July 15, 2024

Furniture Warehouse

Beautiful Space, More Comfortable Living

Flexibility, natural looks lead NeoCon as 400+ companies return to the Chicago tradeshow

4 min read

CHICAGO – More than 400 contract furniture companies specializing in office, hospitality and classroom settings are currently showing off their products and showrooms at this week’s NeoCon, the contract furniture industry’s largest annual tradeshow set in downtown Chicago.

Exhibitors showed off a wide variety of items across many different settings. But several trends weren’t a surprise to those familiar with the residential side. Natural wood tones were strong, as well as organic shapes, “unique” storage options and perhaps most of all: flexibility.

“Our best-selling product is a private office, but we still talk a lot about collaborative settings,” said Lucas Pearl, vice president of product development at Washington-based office furniture specialist Watson. “We’re totally focused on function and flexibility. People’s needs are changing in the office, particularly with storage. Lockers are becoming popular. Same with new and clever ways to store things.”

Watson’s Tonic collection features “trolley” storage, a solution for users with limited space.

Like Watson, classroom and office furniture manufacturer KI is pushing flexibility. Its new Passel desking system includes a more private workstation on each side, with a collaborative area in the middle.

Passel features two workstations with a meeting table in the middle and a storage area in the front.

“We want people to be able to meet in the middle but still have the option to work privately,” said Moroni Mills, product marketing manager.

Also important are communal spots and the office’s growing role as a “cultural hub.” “More of our seating is designed to feel homey and to promote relaxation,” he said. “Our new Zeker L-shaped system is great for the communal spot of an office. It also works for café seating and in lobbies.”

Similarly, for Room & Board, a supplier and retailer offering both residential and contract furniture, it’s about making an office feel like home.

“Because we’re also on the home side, we excel in having that residential look for companies wanting to get people back in the office,” said Jackie Schneider, business manager. “We think there’s less resistance for employees to return if the office can feel like home.”

Room & Board showed off several new items, including the Lisbon (second from left) and Harmon (far right) chairs.


Schneider said the company’s edge lies in its domestic sourcing. Around 90% of its product is made in the U.S.

“We do ‘light’ manufacturing,” she said. “We will get the leather for a chair from one manufacturer and the chair’s base from another. Then we’ll assemble it. Our customers at the mid-to-upper end, which we serve, care about quality construction and that it’s made here. Making here also allows us to ship most of our product in three weeks, helping facilitate projects that are needed to be done quickly.”

NeoCon’s attendees are primarily designers and representatives from architecture studios, so the goals of exhibiting companies are different than they are for residential furniture suppliers at a show like High Point Market. Although they’re of course open for sales and orders, it’s more about brand recognition and getting “specified,” the process of getting recommended by a designer or architect for a prospective project.

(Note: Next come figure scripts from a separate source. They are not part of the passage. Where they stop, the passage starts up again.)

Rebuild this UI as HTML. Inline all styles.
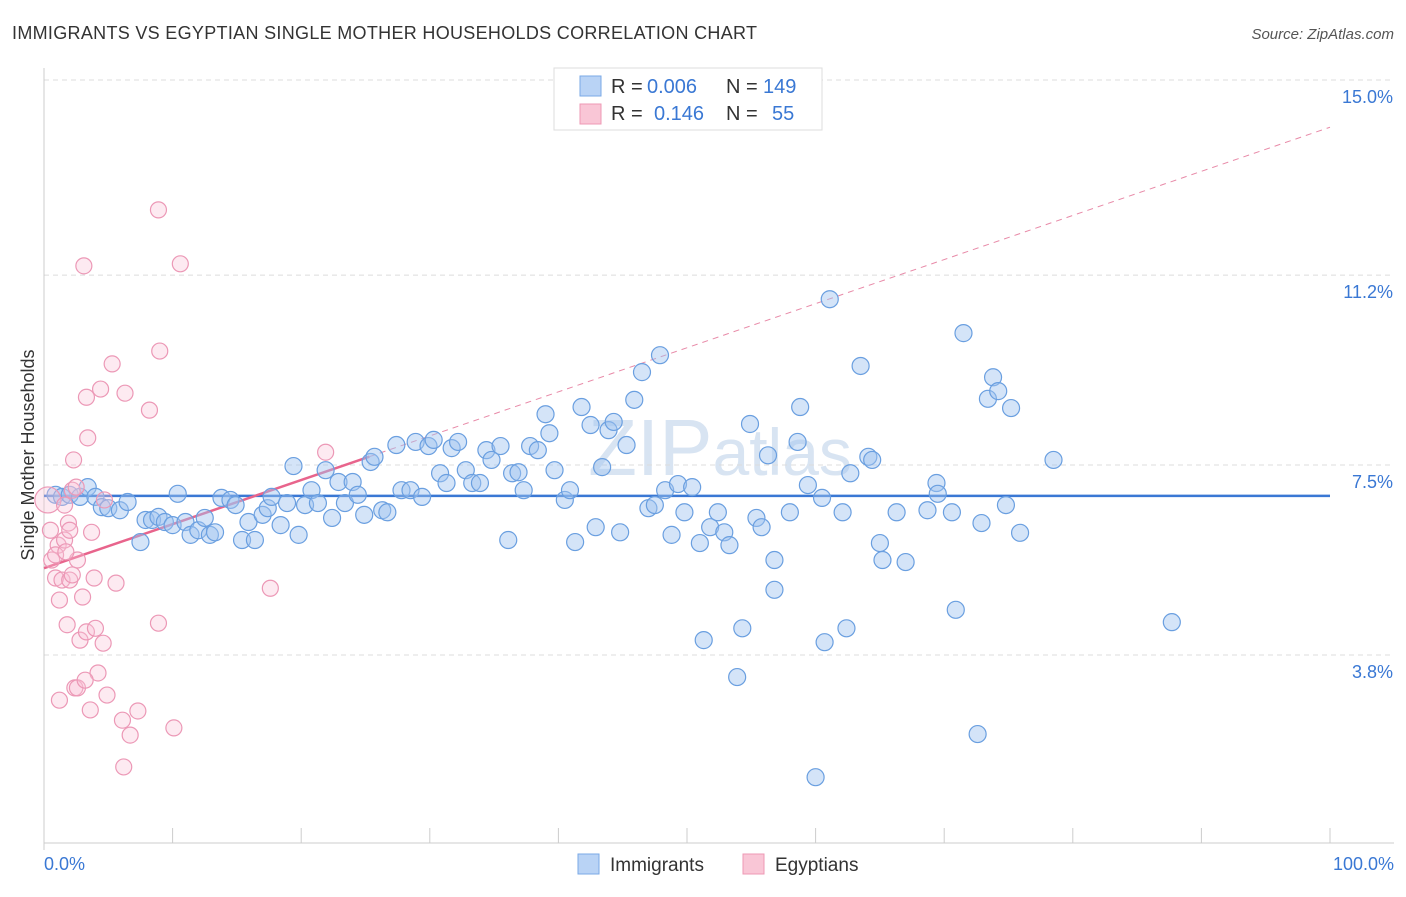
<!DOCTYPE html>
<html><head><meta charset="utf-8"><style>
body{margin:0;background:#fff;font-family:"Liberation Sans",sans-serif;}
svg text{font-family:"Liberation Sans",sans-serif;}
</style></head><body>
<svg id="chart" width="1406" height="892">
<text x="12" y="39" font-size="18" fill="#333" textLength="745">IMMIGRANTS VS EGYPTIAN SINGLE MOTHER HOUSEHOLDS CORRELATION CHART</text>
<text x="1394" y="39" font-size="15" fill="#555" font-style="italic" text-anchor="end">Source: ZipAtlas.com</text>
<text x="720" y="475" font-size="80" fill="#d8e4f2" text-anchor="middle" font-family="Liberation Serif">ZIP<tspan font-family="Liberation Sans" font-size="66">atlas</tspan></text>
<g id="grid"></g>
<g id="axes"></g>
<g id="trends"></g>
<g id="pts"></g>
<text transform="translate(34,455) rotate(-90)" font-size="18" fill="#333" text-anchor="middle">Single Mother Households</text>
<text x="44" y="870" font-size="18" fill="#3a78d4">0.0%</text>
<text x="1394" y="870" font-size="18" fill="#3a78d4" text-anchor="end">100.0%</text>
<g>
<rect x="554" y="68" width="268" height="62" fill="#fff" stroke="#ddd"/>
<rect x="580" y="76" width="21" height="20" fill="#b9d3f5" stroke="#7aa8e6"/>
<rect x="580" y="104" width="21" height="20" fill="#f9c6d6" stroke="#ee98b4"/>
<text x="611" y="93" font-size="20" fill="#333">R =</text>
<text x="647" y="93" font-size="20" fill="#3a78d4">0.006</text>
<text x="726" y="93" font-size="20" fill="#333">N =</text>
<text x="763" y="93" font-size="20" fill="#3a78d4">149</text>
<text x="611" y="120" font-size="20" fill="#333">R =</text>
<text x="654" y="120" font-size="20" fill="#3a78d4">0.146</text>
<text x="726" y="120" font-size="20" fill="#333">N =</text>
<text x="772" y="120" font-size="20" fill="#3a78d4">55</text>
</g>
<g>
<rect x="578" y="854" width="21" height="20" fill="#b9d3f5" stroke="#7aa8e6"/>
<text x="610" y="871" font-size="19" fill="#333">Immigrants</text>
<rect x="743" y="854" width="21" height="20" fill="#f9c6d6" stroke="#ee98b4"/>
<text x="775" y="871" font-size="19" fill="#333">Egyptians</text>
</g>
</svg>
<script>
const yTicks=[15.0,11.2,7.5,3.8];
const yTickLabels=["15.0%","11.2%","7.5%","3.8%"];
const xTicks=[0,10,20,30,40,50,60,70,80,90,100];
const blueX=[0.9,1.4,2.0,2.8,3.4,4.0,4.5,5.0,5.9,6.5,7.5,7.9,8.4,8.9,9.4,10.0,10.4,11.0,11.4,12.0,12.5,12.9,13.3,13.8,14.5,14.9,15.4,15.9,16.4,17.0,17.4,17.7,18.4,18.9,19.4,19.8,20.3,20.8,21.3,21.9,22.4,22.9,23.4,24.0,24.4,24.9,25.4,25.7,26.3,26.7,27.4,27.8,28.5,28.9,29.4,29.9,30.3,30.8,31.3,31.7,32.2,32.8,33.3,33.9,34.4,34.8,35.5,36.1,36.4,36.9,37.3,37.8,38.4,39.0,39.3,39.7,40.5,40.9,41.3,41.8,42.5,42.9,43.4,43.9,44.3,44.8,45.3,45.9,46.5,47.0,47.5,47.9,48.3,48.8,49.3,49.8,50.4,51.0,51.3,51.8,52.4,52.9,53.3,53.9,54.3,54.9,55.4,55.8,56.3,56.8,56.8,58.0,58.6,58.8,59.4,60.0,60.5,60.7,61.1,62.1,62.4,62.7,63.5,64.1,64.4,65.0,65.2,66.3,67.0,68.7,69.4,69.5,70.6,70.9,71.5,72.6,72.9,73.4,73.8,74.2,74.8,75.2,75.9,78.5,87.7];
const blueY=[6.92,6.88,6.92,6.88,7.07,6.88,6.68,6.66,6.62,6.78,6.00,6.43,6.43,6.49,6.39,6.33,6.94,6.39,6.14,6.23,6.47,6.14,6.19,6.86,6.82,6.72,6.04,6.39,6.04,6.53,6.66,6.88,6.33,6.76,7.48,6.14,6.72,7.01,6.76,7.40,6.47,7.17,6.76,7.17,6.92,6.53,7.56,7.66,6.62,6.58,7.89,7.01,7.01,7.95,6.88,7.87,7.99,7.34,7.15,7.83,7.95,7.40,7.15,7.15,7.79,7.60,7.87,6.04,7.34,7.36,7.01,7.87,7.79,8.49,8.12,7.40,6.82,7.01,6.00,8.63,8.28,6.29,7.46,8.18,8.34,6.19,7.89,8.77,9.31,6.66,6.72,9.64,7.01,6.14,7.13,6.58,7.07,5.98,4.09,6.29,6.58,6.19,5.94,3.37,4.32,8.30,6.47,6.29,7.69,5.65,5.07,6.58,7.95,8.63,7.11,1.42,6.86,4.05,10.73,6.58,4.32,7.34,9.43,7.66,7.60,5.98,5.65,6.58,5.61,6.62,7.15,6.94,6.58,4.68,10.07,2.26,6.37,8.79,9.21,8.94,6.72,8.61,6.18,7.60,4.44];
const pinkX=[0.3,0.5,0.6,0.9,1.1,1.2,1.4,1.6,1.8,1.9,2.0,2.2,2.3,2.5,2.6,2.8,3.0,3.1,3.3,3.3,3.4,3.6,3.7,3.9,4.0,4.2,4.4,4.6,4.7,4.9,5.3,5.6,6.1,6.2,6.3,6.7,7.3,8.2,8.9,8.9,9.0,10.1,10.6,17.6,21.9,2.4,2.6,1.2,0.9,1.6,1.7,2.0,2.2,3.2];
const pinkY=[6.82,6.23,5.65,5.30,5.94,4.87,5.26,6.04,4.39,6.37,5.26,7.01,7.60,7.07,5.65,4.09,4.93,11.38,4.25,8.82,8.03,2.73,6.19,5.30,4.32,3.45,8.98,4.03,6.82,3.02,9.47,5.20,2.53,1.62,8.90,2.24,2.71,8.57,4.42,12.47,9.72,2.38,11.42,5.10,7.75,3.16,3.16,2.92,5.75,6.72,5.81,6.23,5.36,3.31];
const blueTrend=[6.90,6.90];
const pinkTrend=[5.49,14.08];
const pinkSolidEnd=25.3;

const X=v=>44+v*12.86, Y=v=>80+(15-v)*51.34;
const NS="http://www.w3.org/2000/svg";
function mk(tag,attrs,parent){const e=document.createElementNS(NS,tag);for(const k in attrs)e.setAttribute(k,attrs[k]);document.getElementById(parent).appendChild(e);return e;}
yTicks.forEach((t,i)=>{
  const l=mk('line',{x1:44,x2:1394,y1:Y(t),y2:Y(t),stroke:'#dcdcdc','stroke-dasharray':'5,4'},'grid');
  
  
  const tx=mk('text',{x:1393,y:Y(t)+23,'font-size':18,fill:'#3a78d4','text-anchor':'end'},'grid');
  tx.textContent=yTickLabels[i];
  
  
});
const ax=mk('line',{x1:44,x2:44,y1:68,y2:850,stroke:'#ccc'},'axes');


const bx=mk('line',{x1:44,x2:1394,y1:843,y2:843,stroke:'#ccc'},'axes');


xTicks.forEach(t=>{
  const l=mk('line',{x1:X(t),x2:X(t),y1:828,y2:843,stroke:'#ccc'},'axes');
  
  
});
const py=x=>pinkTrend[0]+(pinkTrend[1]-pinkTrend[0])*x/100;
let t1=mk('line',{x1:X(0),x2:X(100),y1:Y(blueTrend[0]),y2:Y(blueTrend[1]),stroke:'#3a78d4','stroke-width':2.5},'trends');


let t2=mk('line',{x1:X(pinkSolidEnd),x2:X(100),y1:Y(py(pinkSolidEnd)),y2:Y(py(100)),stroke:'#e88aa8','stroke-width':1,'stroke-dasharray':'6,5'},'trends');


let t3=mk('line',{x1:X(0),x2:X(pinkSolidEnd),y1:Y(py(0)),y2:Y(py(pinkSolidEnd)),stroke:'#e8648c','stroke-width':2.5},'trends');


blueX.forEach((x,i)=>{
  const c=mk('circle',{cx:X(x),cy:Y(blueY[i]),r:8.5,fill:'rgba(160,196,240,0.45)',stroke:'#6a9fe0','stroke-width':1.2},'pts');
  
  
});
pinkX.forEach((x,i)=>{
  const c=mk('circle',{cx:X(x),cy:Y(pinkY[i]),r:i==0?13:8,fill:'rgba(248,196,214,0.35)',stroke:'#ec98b6','stroke-width':1.2},'pts');
  
  
});
</script>
</body></html>
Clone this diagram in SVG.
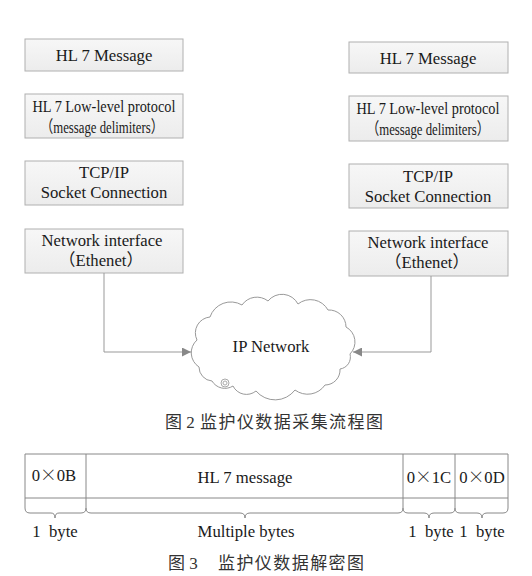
<svg xmlns="http://www.w3.org/2000/svg" width="532" height="576" viewBox="0 0 532 576">
<defs>
<linearGradient id="g" x1="0" y1="0" x2="0" y2="1">
<stop offset="0" stop-color="#f7f7f7"/>
<stop offset="1" stop-color="#ececec"/>
</linearGradient>
<marker id="arr" viewBox="0 0 10 10" refX="10" refY="5" markerWidth="9" markerHeight="9" markerUnits="userSpaceOnUse" orient="auto">
<path d="M0,0 L10,5 L0,10 Z" fill="#888"/>
</marker>
<style>
.box{fill:url(#g);stroke:#b0b0b0;stroke-width:1}
.t{font-family:"Liberation Serif","Noto Sans CJK SC",serif;font-size:16.7px;fill:#1a1a1a;text-anchor:middle}
.cj{font-family:"Noto Sans CJK SC",sans-serif;font-weight:300}
.cap{font-family:"Liberation Serif","Noto Sans CJK SC",serif;font-size:17px;fill:#333}
.ln{fill:none;stroke:#999;stroke-width:1}
.tb{fill:none;stroke:#888;stroke-width:1}
</style>
</defs>
<rect width="532" height="576" fill="#fff"/>

<g id="left-hl7-message"><rect class="box" x="25" y="39" width="158" height="32"/><text class="t" x="104" y="61">HL 7 Message</text></g>
<g id="left-lowlevel"><rect class="box" x="25" y="94" width="158" height="44"/><text class="t" x="104" y="112" textLength="143" lengthAdjust="spacingAndGlyphs">HL 7 Low-level protocol</text><text class="t" x="102" y="133" textLength="123" lengthAdjust="spacingAndGlyphs">（message delimiters）</text></g>
<g id="left-tcpip"><rect class="box" x="25" y="161" width="158" height="44"/><text class="t" x="104" y="178">TCP/IP</text><text class="t" x="104" y="198">Socket Connection</text></g>
<g id="left-netif"><rect class="box" x="25" y="229" width="158" height="44"/><text class="t" x="102" y="246">Network interface</text><text class="t" x="101" y="266">（Ethenet）</text></g>

<g id="right-hl7-message"><rect class="box" x="349" y="42" width="159" height="31"/><text class="t" x="428" y="64">HL 7 Message</text></g>
<g id="right-lowlevel"><rect class="box" x="349" y="96" width="159" height="45"/><text class="t" x="428" y="114" textLength="143" lengthAdjust="spacingAndGlyphs">HL 7 Low-level protocol</text><text class="t" x="428" y="135" textLength="123" lengthAdjust="spacingAndGlyphs">（message delimiters）</text></g>
<g id="right-tcpip"><rect class="box" x="349" y="164" width="159" height="44"/><text class="t" x="428" y="182">TCP/IP</text><text class="t" x="428" y="202">Socket Connection</text></g>
<g id="right-netif"><rect class="box" x="349" y="231" width="159" height="45"/><text class="t" x="428" y="248">Network interface</text><text class="t" x="427" y="268">（Ethenet）</text></g>

<g id="cloud">
<path d="M197,340 A16,16 0 0 1 210,317 A22,22 0 0 1 242,305 A18,18 0 0 1 268,301 A18,18 0 0 1 298,304 A20,20 0 0 1 328,310 A17,17 0 0 1 346,327 A17,17 0 0 1 350,354 A12,12 0 0 1 340,369 A15,15 0 0 1 325,385 A21,21 0 0 1 295,390 A25,25 0 0 1 256,391 A15,15 0 0 1 233,386 A15,15 0 0 1 212,381 A14,14 0 0 1 199,367 A17,17 0 0 1 197,340 Z" fill="#fff" stroke="#999" stroke-width="1"/>
<circle cx="225" cy="383" r="2" fill="none" stroke="#aaa"/>
<circle cx="225" cy="383" r="4" fill="none" stroke="#aaa"/>
<text class="t" x="271" y="352">IP Network</text>
</g>

<g id="connectors">
<path class="ln" d="M104,273 V352 H191" marker-end="url(#arr)"/>
<path class="ln" d="M431,276 V352 H353" marker-end="url(#arr)"/>
</g>

<text class="cap" x="165" y="428">图 2</text>
<text class="cap" x="200" y="428" textLength="183" lengthAdjust="spacing">监护仪数据采集流程图</text>

<g id="frame-table">
<path class="tb" d="M25,454 H508 M25,498 H508 M25,454 V508 M86,454 V508 M403,454 V508 M455,454 V508 M508,454 V508"/>
<path class="tb" d="M25,508 Q25,513 30,513 H51 Q55,513 55,518 Q55,513 59,513 H81 Q86,513 86,508"/>
<path class="tb" d="M86,508 Q86,513 91,513 H240 Q245,513 245,518 Q245,513 250,513 H398 Q403,513 403,508"/>
<path class="tb" d="M403,508 Q403,513 408,513 H424 Q429,513 429,518 Q429,513 434,513 H450 Q455,513 455,508"/>
<path class="tb" d="M455,508 Q455,513 460,513 H477 Q482,513 482,518 Q482,513 487,513 H503 Q508,513 508,508"/>
<text class="t" x="54" y="481">0<tspan class="cj">×</tspan>0B</text>
<text class="t" x="245" y="483">HL 7 message</text>
<text class="t" x="429" y="483">0<tspan class="cj">×</tspan>1C</text>
<text class="t" x="482" y="483">0<tspan class="cj">×</tspan>0D</text>
<text class="t" x="55" y="537" xml:space="preserve">1  byte</text>
<text class="t" x="246" y="537">Multiple bytes</text>
<text class="t" x="431" y="537" xml:space="preserve">1  byte</text>
<text class="t" x="482" y="537" xml:space="preserve">1  byte</text>
</g>

<text class="cap" x="168" y="569">图 3</text>
<text class="cap" x="218" y="569" textLength="146" lengthAdjust="spacing">监护仪数据解密图</text>
</svg>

“NeoCon is less about writing orders and more about just showing off new product,” said Coleman Gutshall, vice president of strategic operations at Bernhardt Design. “We’re contract driven, and we’re looking for specification from designers and architects.”

Like its sister company in residential, Gutshall says Bernhardt Design specializes in the “jewels” of the office. Sustainability and human-centric design are key. The company showed off several new collections, including the ICE tables, gallery-inspired objects designed in collaboration with architect and artist Daniel Germani.

Bernhardt Design’s ICE tables

“It’s about well-being and elevating the feel of a space,” Gutshall said.

At the primarily residential Ethnicraft, the focus is on the “big fish.”

“We launched a new portal for designers, which is great for them because they often just buy lone items,” said Anne-Marie Earl, U.S. communications manager, who says the company’s contract side is growing. “It allows us to invest more time and sales efforts for the bigger architecture firms. Our product focus is solid wood and high-quality construction. People are wanting the natural wood grains and just everything natural, just like residential.”

Like residential, exhibiting companies said business is weaker post-COVID.

“Contract has slowed, but it’s not in the doldrums,” said Gutshall. “We didn’t have the craze of COVID like residential did. We’ve sort of gone from a fire hose level of business to a garden hose. We just have to work harder for business. The election and high interest rates are affecting us, too.”

At Watson, Pearl agreed. “Europeans are back in the office, but the U.S. hasn’t moved as fast,” he said. “Business is still down from pre-COVID, but it’s coming back.